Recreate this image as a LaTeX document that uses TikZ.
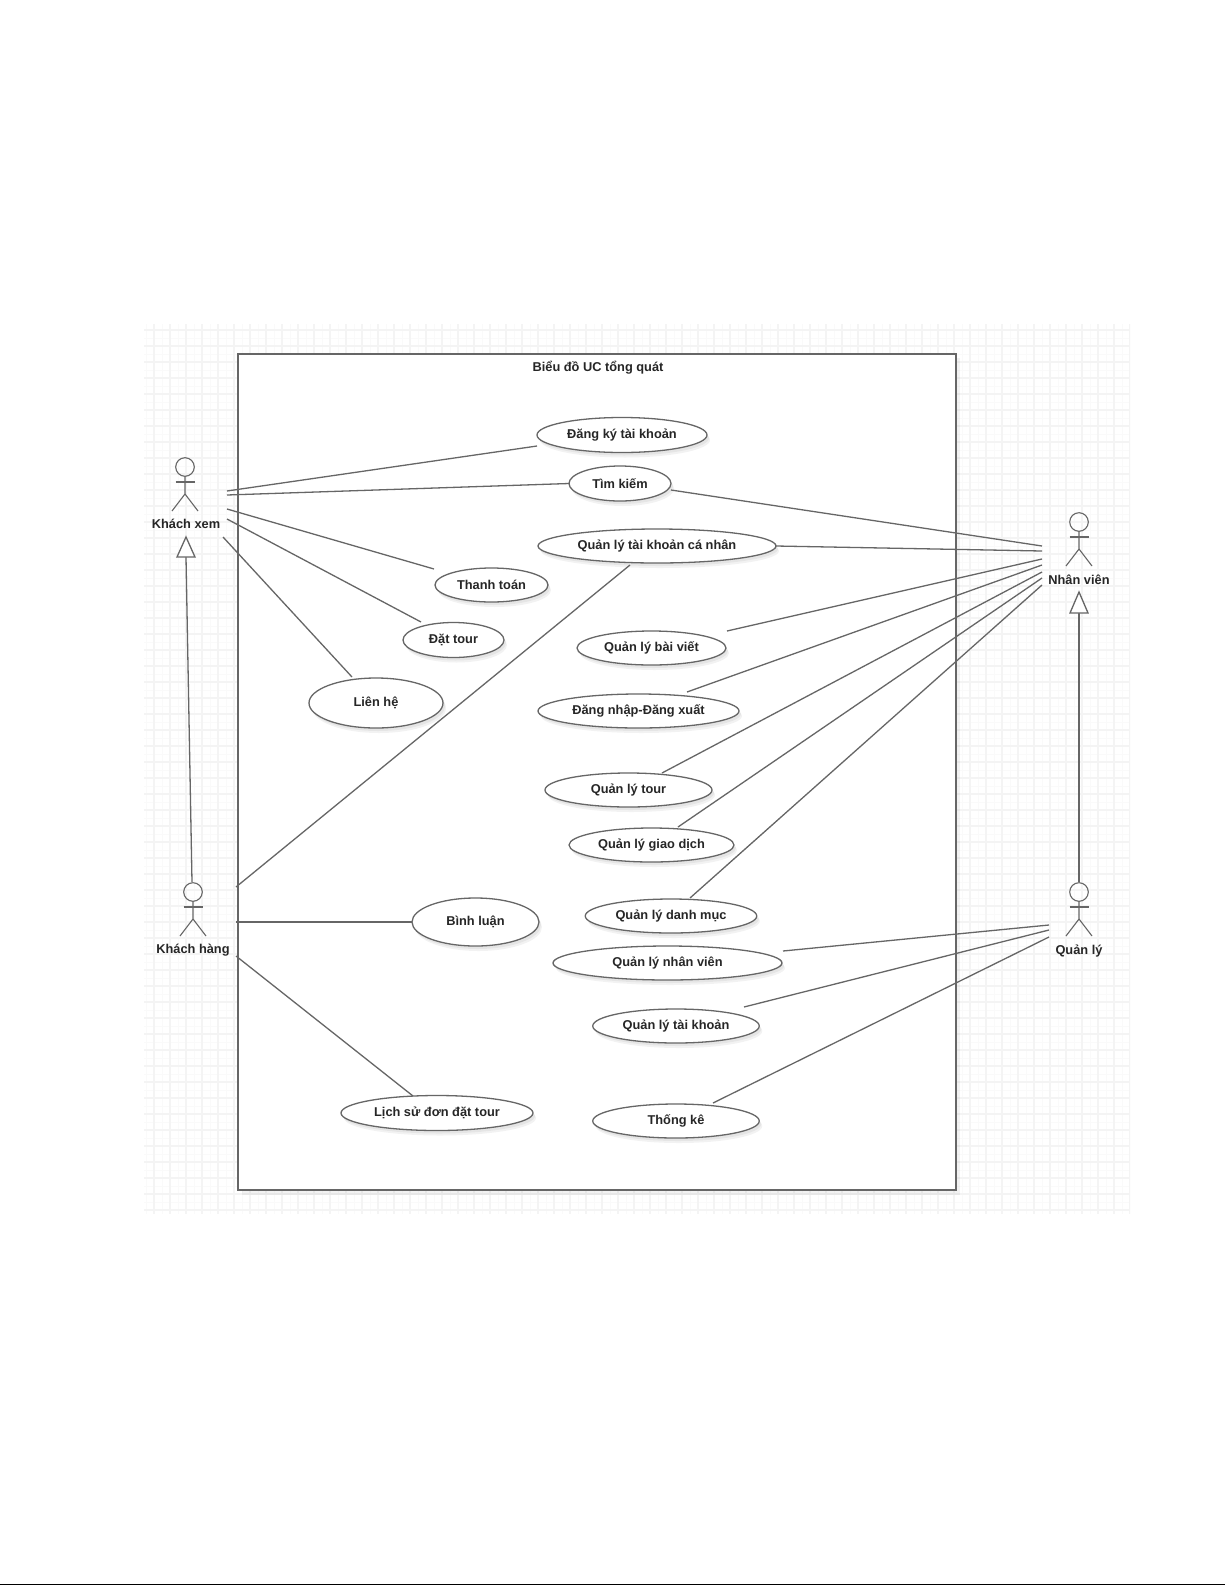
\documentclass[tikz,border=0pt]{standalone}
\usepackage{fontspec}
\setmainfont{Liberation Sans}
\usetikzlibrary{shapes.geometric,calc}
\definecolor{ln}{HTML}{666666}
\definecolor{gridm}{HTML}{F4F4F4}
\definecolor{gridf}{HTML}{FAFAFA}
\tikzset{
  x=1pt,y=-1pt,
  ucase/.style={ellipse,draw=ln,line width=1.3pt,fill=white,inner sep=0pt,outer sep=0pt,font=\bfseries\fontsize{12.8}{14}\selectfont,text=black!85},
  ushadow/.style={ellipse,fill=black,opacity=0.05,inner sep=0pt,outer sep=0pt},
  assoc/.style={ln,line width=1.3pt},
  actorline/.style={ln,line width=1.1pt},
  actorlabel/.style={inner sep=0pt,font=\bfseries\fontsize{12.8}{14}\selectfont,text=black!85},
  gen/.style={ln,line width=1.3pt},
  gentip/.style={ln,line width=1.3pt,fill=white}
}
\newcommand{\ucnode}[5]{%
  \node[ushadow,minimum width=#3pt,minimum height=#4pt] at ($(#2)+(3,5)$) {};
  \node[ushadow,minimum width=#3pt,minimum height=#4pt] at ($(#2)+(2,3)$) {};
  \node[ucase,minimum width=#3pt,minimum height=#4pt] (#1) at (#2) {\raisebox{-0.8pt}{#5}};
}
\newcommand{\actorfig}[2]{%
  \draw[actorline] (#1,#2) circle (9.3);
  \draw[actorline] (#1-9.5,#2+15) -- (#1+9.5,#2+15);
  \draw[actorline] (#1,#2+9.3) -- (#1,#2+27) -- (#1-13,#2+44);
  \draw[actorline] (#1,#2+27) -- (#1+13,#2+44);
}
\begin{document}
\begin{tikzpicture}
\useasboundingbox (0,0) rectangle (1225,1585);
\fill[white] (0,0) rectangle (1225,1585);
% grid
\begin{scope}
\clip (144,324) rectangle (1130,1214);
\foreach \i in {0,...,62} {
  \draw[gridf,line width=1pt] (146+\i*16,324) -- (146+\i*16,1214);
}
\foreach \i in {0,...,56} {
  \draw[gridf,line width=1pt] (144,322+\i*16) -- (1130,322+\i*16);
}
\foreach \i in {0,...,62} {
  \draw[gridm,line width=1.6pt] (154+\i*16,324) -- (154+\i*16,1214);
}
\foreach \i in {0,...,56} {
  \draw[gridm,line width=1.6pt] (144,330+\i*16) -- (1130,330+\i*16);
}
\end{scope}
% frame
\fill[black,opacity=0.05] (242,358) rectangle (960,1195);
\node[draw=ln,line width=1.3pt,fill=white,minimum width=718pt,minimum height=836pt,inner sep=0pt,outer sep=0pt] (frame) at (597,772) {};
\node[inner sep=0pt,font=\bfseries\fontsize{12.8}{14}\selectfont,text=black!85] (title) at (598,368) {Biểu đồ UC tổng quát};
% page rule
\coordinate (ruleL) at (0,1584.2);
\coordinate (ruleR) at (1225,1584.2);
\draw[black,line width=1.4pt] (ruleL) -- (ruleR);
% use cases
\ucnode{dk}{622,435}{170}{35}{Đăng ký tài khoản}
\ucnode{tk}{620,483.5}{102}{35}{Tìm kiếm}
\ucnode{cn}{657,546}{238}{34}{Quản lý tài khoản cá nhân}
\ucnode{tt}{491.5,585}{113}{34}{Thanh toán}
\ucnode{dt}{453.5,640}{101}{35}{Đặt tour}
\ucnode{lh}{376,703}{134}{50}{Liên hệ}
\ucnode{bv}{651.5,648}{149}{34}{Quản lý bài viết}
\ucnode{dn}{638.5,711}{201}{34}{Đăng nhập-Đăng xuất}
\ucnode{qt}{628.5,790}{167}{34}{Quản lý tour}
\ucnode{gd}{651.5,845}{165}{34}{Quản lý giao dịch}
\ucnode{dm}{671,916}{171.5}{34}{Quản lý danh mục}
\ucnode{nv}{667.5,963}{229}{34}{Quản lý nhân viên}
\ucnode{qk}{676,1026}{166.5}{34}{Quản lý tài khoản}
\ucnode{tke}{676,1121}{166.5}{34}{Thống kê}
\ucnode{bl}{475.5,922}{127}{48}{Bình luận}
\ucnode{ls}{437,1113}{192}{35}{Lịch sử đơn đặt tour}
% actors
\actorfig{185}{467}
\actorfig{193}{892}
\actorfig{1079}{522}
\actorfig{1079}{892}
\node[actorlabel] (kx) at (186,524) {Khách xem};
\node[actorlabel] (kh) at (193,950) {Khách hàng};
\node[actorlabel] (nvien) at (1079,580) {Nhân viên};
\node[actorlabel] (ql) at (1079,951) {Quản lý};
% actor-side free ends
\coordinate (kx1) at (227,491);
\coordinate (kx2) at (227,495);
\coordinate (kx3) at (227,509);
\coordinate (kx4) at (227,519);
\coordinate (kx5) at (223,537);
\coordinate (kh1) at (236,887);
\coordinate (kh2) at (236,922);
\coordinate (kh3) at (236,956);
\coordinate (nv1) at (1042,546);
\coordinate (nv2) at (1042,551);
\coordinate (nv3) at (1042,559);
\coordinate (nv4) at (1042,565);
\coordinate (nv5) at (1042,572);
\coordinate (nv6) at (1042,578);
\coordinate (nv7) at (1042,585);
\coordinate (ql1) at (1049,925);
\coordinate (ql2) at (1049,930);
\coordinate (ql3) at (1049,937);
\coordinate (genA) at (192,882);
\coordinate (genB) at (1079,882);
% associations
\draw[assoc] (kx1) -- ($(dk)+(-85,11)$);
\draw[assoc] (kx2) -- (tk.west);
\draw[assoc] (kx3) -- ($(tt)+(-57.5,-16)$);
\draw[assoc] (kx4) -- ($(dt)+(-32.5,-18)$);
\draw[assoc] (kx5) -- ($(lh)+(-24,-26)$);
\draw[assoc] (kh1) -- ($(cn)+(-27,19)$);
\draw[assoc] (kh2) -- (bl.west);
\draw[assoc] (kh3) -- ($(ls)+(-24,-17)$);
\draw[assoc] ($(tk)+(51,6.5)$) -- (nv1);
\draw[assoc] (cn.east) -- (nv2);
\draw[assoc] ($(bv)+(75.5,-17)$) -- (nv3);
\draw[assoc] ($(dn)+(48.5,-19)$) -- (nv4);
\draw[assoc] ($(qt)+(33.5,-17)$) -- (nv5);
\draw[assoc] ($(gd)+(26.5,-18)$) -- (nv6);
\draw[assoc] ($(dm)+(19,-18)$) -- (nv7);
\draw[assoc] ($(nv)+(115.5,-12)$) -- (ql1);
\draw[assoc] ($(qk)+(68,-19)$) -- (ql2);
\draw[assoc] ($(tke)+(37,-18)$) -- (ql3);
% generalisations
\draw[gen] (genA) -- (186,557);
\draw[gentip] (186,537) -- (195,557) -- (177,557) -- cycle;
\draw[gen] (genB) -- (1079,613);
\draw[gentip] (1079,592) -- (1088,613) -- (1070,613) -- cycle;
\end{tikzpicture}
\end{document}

What you are asked to do: Do not copy the pictures, but repeat every line exactly.

Right answer:
Recreate this image as a LaTeX document that uses TikZ.
\documentclass[tikz,border=0pt]{standalone}
\usepackage{fontspec}
\setmainfont{Liberation Sans}
\usetikzlibrary{shapes.geometric,calc}
\definecolor{ln}{HTML}{666666}
\definecolor{gridm}{HTML}{F4F4F4}
\definecolor{gridf}{HTML}{FAFAFA}
\tikzset{
  x=1pt,y=-1pt,
  ucase/.style={ellipse,draw=ln,line width=1.3pt,fill=white,inner sep=0pt,outer sep=0pt,font=\bfseries\fontsize{12.8}{14}\selectfont,text=black!85},
  ushadow/.style={ellipse,fill=black,opacity=0.05,inner sep=0pt,outer sep=0pt},
  assoc/.style={ln,line width=1.3pt},
  actorline/.style={ln,line width=1.1pt},
  actorlabel/.style={inner sep=0pt,font=\bfseries\fontsize{12.8}{14}\selectfont,text=black!85},
  gen/.style={ln,line width=1.3pt},
  gentip/.style={ln,line width=1.3pt,fill=white}
}
\newcommand{\ucnode}[5]{%
  \node[ushadow,minimum width=#3pt,minimum height=#4pt] at ($(#2)+(3,5)$) {};
  \node[ushadow,minimum width=#3pt,minimum height=#4pt] at ($(#2)+(2,3)$) {};
  \node[ucase,minimum width=#3pt,minimum height=#4pt] (#1) at (#2) {\raisebox{-0.8pt}{#5}};
}
\newcommand{\actorfig}[2]{%
  \draw[actorline] (#1,#2) circle (9.3);
  \draw[actorline] (#1-9.5,#2+15) -- (#1+9.5,#2+15);
  \draw[actorline] (#1,#2+9.3) -- (#1,#2+27) -- (#1-13,#2+44);
  \draw[actorline] (#1,#2+27) -- (#1+13,#2+44);
}
\begin{document}
\begin{tikzpicture}
\useasboundingbox (0,0) rectangle (1225,1585);
\fill[white] (0,0) rectangle (1225,1585);
% grid
\begin{scope}
\clip (144,324) rectangle (1130,1214);
\foreach \i in {0,...,62} {
  \draw[gridf,line width=1pt] (146+\i*16,324) -- (146+\i*16,1214);
}
\foreach \i in {0,...,56} {
  \draw[gridf,line width=1pt] (144,322+\i*16) -- (1130,322+\i*16);
}
\foreach \i in {0,...,62} {
  \draw[gridm,line width=1.6pt] (154+\i*16,324) -- (154+\i*16,1214);
}
\foreach \i in {0,...,56} {
  \draw[gridm,line width=1.6pt] (144,330+\i*16) -- (1130,330+\i*16);
}
\end{scope}
% frame
\fill[black,opacity=0.05] (242,358) rectangle (960,1195);
\node[draw=ln,line width=1.3pt,fill=white,minimum width=718pt,minimum height=836pt,inner sep=0pt,outer sep=0pt] (frame) at (597,772) {};
\node[inner sep=0pt,font=\bfseries\fontsize{12.8}{14}\selectfont,text=black!85] (title) at (598,368) {Biểu đồ UC tổng quát};
% page rule
\coordinate (ruleL) at (0,1584.2);
\coordinate (ruleR) at (1225,1584.2);
\draw[black,line width=1.4pt] (ruleL) -- (ruleR);
% use cases
\ucnode{dk}{622,435}{170}{35}{Đăng ký tài khoản}
\ucnode{tk}{620,483.5}{102}{35}{Tìm kiếm}
\ucnode{cn}{657,546}{238}{34}{Quản lý tài khoản cá nhân}
\ucnode{tt}{491.5,585}{113}{34}{Thanh toán}
\ucnode{dt}{453.5,640}{101}{35}{Đặt tour}
\ucnode{lh}{376,703}{134}{50}{Liên hệ}
\ucnode{bv}{651.5,648}{149}{34}{Quản lý bài viết}
\ucnode{dn}{638.5,711}{201}{34}{Đăng nhập-Đăng xuất}
\ucnode{qt}{628.5,790}{167}{34}{Quản lý tour}
\ucnode{gd}{651.5,845}{165}{34}{Quản lý giao dịch}
\ucnode{dm}{671,916}{171.5}{34}{Quản lý danh mục}
\ucnode{nv}{667.5,963}{229}{34}{Quản lý nhân viên}
\ucnode{qk}{676,1026}{166.5}{34}{Quản lý tài khoản}
\ucnode{tke}{676,1121}{166.5}{34}{Thống kê}
\ucnode{bl}{475.5,922}{127}{48}{Bình luận}
\ucnode{ls}{437,1113}{192}{35}{Lịch sử đơn đặt tour}
% actors
\actorfig{185}{467}
\actorfig{193}{892}
\actorfig{1079}{522}
\actorfig{1079}{892}
\node[actorlabel] (kx) at (186,524) {Khách xem};
\node[actorlabel] (kh) at (193,950) {Khách hàng};
\node[actorlabel] (nvien) at (1079,580) {Nhân viên};
\node[actorlabel] (ql) at (1079,951) {Quản lý};
% actor-side free ends
\coordinate (kx1) at (227,491);
\coordinate (kx2) at (227,495);
\coordinate (kx3) at (227,509);
\coordinate (kx4) at (227,519);
\coordinate (kx5) at (223,537);
\coordinate (kh1) at (236,887);
\coordinate (kh2) at (236,922);
\coordinate (kh3) at (236,956);
\coordinate (nv1) at (1042,546);
\coordinate (nv2) at (1042,551);
\coordinate (nv3) at (1042,559);
\coordinate (nv4) at (1042,565);
\coordinate (nv5) at (1042,572);
\coordinate (nv6) at (1042,578);
\coordinate (nv7) at (1042,585);
\coordinate (ql1) at (1049,925);
\coordinate (ql2) at (1049,930);
\coordinate (ql3) at (1049,937);
\coordinate (genA) at (192,882);
\coordinate (genB) at (1079,882);
% associations
\draw[assoc] (kx1) -- ($(dk)+(-85,11)$);
\draw[assoc] (kx2) -- (tk.west);
\draw[assoc] (kx3) -- ($(tt)+(-57.5,-16)$);
\draw[assoc] (kx4) -- ($(dt)+(-32.5,-18)$);
\draw[assoc] (kx5) -- ($(lh)+(-24,-26)$);
\draw[assoc] (kh1) -- ($(cn)+(-27,19)$);
\draw[assoc] (kh2) -- (bl.west);
\draw[assoc] (kh3) -- ($(ls)+(-24,-17)$);
\draw[assoc] ($(tk)+(51,6.5)$) -- (nv1);
\draw[assoc] (cn.east) -- (nv2);
\draw[assoc] ($(bv)+(75.5,-17)$) -- (nv3);
\draw[assoc] ($(dn)+(48.5,-19)$) -- (nv4);
\draw[assoc] ($(qt)+(33.5,-17)$) -- (nv5);
\draw[assoc] ($(gd)+(26.5,-18)$) -- (nv6);
\draw[assoc] ($(dm)+(19,-18)$) -- (nv7);
\draw[assoc] ($(nv)+(115.5,-12)$) -- (ql1);
\draw[assoc] ($(qk)+(68,-19)$) -- (ql2);
\draw[assoc] ($(tke)+(37,-18)$) -- (ql3);
% generalisations
\draw[gen] (genA) -- (186,557);
\draw[gentip] (186,537) -- (195,557) -- (177,557) -- cycle;
\draw[gen] (genB) -- (1079,613);
\draw[gentip] (1079,592) -- (1088,613) -- (1070,613) -- cycle;
\end{tikzpicture}
\end{document}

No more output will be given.